**Written problem:** Extract the lines of the material below, beginning with the first and ending with the line that holds "from matplotlib.ticker import". Skip every picture.

**Data extract:**

---

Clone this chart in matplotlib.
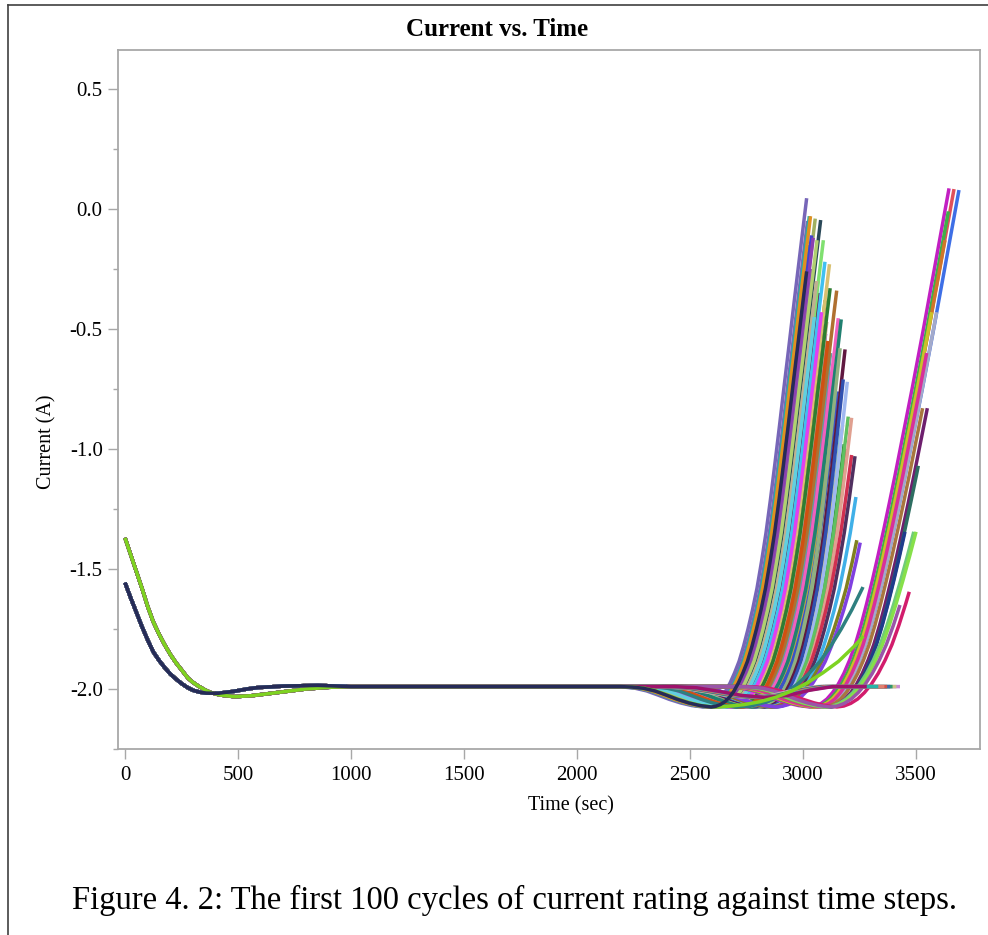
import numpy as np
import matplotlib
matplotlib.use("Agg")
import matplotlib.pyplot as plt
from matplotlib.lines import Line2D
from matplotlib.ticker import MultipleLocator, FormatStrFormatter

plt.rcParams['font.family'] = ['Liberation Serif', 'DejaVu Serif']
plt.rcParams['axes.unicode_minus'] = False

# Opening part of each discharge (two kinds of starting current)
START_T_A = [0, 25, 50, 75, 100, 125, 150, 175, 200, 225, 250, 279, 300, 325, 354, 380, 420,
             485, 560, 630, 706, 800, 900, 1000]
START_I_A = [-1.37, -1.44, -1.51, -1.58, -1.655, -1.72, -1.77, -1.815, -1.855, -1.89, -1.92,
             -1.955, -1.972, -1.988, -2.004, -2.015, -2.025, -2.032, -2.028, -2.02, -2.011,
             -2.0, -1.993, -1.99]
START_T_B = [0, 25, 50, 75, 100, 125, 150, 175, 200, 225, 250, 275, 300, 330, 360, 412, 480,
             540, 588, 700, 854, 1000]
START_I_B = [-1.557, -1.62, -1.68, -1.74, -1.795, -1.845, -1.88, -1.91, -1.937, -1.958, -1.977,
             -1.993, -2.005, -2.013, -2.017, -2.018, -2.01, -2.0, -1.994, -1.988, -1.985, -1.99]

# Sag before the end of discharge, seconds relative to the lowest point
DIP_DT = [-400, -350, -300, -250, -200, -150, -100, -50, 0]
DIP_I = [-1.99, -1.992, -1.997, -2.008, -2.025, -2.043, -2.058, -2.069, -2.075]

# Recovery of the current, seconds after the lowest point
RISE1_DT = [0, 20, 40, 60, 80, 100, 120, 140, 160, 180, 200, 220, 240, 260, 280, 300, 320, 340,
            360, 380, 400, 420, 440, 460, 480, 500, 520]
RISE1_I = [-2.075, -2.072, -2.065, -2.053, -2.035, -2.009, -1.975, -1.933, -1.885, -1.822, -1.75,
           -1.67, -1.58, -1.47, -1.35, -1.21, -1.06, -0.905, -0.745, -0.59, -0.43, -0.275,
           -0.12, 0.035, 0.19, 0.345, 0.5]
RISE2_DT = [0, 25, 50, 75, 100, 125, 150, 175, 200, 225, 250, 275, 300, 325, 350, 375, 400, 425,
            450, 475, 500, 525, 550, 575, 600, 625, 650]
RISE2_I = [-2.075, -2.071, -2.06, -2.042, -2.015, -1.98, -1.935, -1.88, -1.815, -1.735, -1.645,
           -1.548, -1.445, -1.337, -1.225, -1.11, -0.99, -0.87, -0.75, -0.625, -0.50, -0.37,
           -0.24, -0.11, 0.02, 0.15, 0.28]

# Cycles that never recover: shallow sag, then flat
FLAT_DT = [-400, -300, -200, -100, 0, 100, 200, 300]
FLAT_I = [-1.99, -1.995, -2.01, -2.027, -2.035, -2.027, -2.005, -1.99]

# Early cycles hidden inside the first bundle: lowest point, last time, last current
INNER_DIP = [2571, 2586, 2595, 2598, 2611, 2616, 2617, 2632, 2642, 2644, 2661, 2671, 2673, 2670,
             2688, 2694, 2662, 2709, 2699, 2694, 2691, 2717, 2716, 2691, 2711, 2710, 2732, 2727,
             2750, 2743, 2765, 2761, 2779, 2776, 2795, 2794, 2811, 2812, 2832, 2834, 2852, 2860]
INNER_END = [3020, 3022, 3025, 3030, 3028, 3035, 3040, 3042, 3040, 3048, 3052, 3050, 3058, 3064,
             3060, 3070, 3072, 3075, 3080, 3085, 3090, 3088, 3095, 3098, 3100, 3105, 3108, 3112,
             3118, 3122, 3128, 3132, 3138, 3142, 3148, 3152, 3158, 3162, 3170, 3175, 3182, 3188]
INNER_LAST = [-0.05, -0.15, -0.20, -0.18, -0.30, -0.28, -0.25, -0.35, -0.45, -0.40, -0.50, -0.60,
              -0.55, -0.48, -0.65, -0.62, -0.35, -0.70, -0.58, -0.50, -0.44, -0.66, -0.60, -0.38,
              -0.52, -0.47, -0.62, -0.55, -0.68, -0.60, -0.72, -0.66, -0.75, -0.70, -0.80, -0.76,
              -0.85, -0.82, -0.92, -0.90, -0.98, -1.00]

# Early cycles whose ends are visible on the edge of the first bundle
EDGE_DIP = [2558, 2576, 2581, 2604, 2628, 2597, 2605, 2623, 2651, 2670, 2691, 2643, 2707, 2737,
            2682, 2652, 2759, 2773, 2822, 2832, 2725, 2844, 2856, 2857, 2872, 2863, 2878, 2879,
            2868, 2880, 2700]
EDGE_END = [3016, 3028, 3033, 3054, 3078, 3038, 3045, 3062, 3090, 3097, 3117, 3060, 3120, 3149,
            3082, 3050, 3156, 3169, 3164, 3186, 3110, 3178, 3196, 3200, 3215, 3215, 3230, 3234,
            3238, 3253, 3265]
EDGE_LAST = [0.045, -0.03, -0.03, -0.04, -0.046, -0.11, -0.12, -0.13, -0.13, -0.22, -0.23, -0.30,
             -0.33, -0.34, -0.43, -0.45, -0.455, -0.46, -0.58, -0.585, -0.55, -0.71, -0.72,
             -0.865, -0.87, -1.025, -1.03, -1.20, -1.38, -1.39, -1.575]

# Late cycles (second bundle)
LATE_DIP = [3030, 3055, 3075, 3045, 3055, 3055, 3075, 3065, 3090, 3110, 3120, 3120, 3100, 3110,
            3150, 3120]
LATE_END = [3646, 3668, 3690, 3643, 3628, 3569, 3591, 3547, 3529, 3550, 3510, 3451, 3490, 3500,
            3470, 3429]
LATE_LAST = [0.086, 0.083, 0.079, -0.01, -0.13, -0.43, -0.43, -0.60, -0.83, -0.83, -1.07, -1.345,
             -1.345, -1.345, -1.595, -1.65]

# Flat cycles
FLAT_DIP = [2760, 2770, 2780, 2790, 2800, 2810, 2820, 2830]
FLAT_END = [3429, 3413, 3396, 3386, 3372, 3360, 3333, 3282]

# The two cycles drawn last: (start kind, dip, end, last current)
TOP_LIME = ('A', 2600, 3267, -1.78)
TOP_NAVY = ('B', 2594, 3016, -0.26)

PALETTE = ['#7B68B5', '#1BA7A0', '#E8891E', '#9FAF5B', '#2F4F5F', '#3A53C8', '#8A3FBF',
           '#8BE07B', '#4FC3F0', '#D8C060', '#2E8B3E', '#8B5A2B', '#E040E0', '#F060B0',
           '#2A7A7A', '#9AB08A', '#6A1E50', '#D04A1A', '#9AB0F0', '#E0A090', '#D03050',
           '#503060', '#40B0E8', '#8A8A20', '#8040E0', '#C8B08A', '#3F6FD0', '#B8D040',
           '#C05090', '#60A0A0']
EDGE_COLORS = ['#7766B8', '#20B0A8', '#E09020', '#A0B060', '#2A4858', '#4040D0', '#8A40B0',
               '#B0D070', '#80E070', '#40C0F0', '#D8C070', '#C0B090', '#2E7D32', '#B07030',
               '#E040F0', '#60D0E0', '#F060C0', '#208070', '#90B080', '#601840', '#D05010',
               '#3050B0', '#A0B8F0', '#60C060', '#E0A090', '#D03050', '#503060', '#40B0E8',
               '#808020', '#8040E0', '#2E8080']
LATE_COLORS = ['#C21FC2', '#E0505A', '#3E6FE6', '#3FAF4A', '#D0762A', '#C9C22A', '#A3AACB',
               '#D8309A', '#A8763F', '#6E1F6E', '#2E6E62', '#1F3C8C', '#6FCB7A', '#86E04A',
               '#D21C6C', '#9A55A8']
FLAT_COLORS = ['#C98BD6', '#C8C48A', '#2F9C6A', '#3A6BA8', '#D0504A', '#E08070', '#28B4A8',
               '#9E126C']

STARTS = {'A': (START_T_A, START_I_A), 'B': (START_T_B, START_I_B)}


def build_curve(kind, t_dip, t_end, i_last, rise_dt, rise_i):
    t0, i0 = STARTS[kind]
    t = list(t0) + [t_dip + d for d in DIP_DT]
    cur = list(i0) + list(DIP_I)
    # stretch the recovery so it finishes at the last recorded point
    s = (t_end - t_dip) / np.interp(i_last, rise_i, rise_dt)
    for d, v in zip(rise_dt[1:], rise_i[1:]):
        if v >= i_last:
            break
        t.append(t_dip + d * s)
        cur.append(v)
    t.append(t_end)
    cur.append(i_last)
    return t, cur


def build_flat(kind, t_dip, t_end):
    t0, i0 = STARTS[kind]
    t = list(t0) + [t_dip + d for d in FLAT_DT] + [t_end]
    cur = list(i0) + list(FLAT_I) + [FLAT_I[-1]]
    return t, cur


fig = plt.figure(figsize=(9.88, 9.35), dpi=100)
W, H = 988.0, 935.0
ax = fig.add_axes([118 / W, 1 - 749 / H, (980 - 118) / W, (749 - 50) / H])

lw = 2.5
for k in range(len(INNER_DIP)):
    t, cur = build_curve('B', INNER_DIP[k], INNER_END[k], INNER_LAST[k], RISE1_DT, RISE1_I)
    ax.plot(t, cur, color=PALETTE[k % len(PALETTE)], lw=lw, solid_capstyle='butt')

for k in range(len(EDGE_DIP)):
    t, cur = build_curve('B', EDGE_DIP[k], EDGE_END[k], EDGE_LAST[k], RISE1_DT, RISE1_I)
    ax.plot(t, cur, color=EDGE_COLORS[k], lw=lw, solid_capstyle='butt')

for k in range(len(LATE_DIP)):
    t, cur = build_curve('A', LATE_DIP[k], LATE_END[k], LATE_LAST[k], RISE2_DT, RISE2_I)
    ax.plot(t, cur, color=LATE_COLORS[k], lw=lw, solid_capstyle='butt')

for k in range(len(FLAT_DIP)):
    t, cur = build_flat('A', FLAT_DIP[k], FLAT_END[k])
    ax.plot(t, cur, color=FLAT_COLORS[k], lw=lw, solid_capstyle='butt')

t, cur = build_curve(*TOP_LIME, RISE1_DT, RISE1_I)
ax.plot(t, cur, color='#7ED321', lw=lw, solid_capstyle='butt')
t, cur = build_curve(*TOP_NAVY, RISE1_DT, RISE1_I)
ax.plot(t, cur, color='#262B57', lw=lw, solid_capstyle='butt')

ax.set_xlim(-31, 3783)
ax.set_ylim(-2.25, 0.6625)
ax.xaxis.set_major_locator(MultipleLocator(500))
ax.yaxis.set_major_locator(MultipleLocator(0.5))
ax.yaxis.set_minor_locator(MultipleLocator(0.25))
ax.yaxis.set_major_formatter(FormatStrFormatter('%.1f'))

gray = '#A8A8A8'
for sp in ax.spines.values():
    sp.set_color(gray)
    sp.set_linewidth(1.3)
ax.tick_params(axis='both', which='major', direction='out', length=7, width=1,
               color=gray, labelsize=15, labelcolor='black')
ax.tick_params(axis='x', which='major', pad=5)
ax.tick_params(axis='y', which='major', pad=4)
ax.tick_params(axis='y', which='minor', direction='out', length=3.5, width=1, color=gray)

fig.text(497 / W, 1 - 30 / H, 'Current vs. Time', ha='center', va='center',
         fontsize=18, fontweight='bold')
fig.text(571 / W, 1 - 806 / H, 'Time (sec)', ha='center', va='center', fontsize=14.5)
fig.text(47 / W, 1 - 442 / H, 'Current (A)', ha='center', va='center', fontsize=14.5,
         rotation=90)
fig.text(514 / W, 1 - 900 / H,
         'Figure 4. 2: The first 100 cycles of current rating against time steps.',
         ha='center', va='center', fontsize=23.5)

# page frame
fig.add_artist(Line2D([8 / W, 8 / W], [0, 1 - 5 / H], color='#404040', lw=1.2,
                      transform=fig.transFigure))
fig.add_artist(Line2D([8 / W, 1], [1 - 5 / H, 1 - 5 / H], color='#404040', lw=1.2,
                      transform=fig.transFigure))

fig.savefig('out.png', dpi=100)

---

**Answer to the exercise:**
Clone this chart in matplotlib.
import numpy as np
import matplotlib
matplotlib.use("Agg")
import matplotlib.pyplot as plt
from matplotlib.lines import Line2D
from matplotlib.ticker import MultipleLocator, FormatStrFormatter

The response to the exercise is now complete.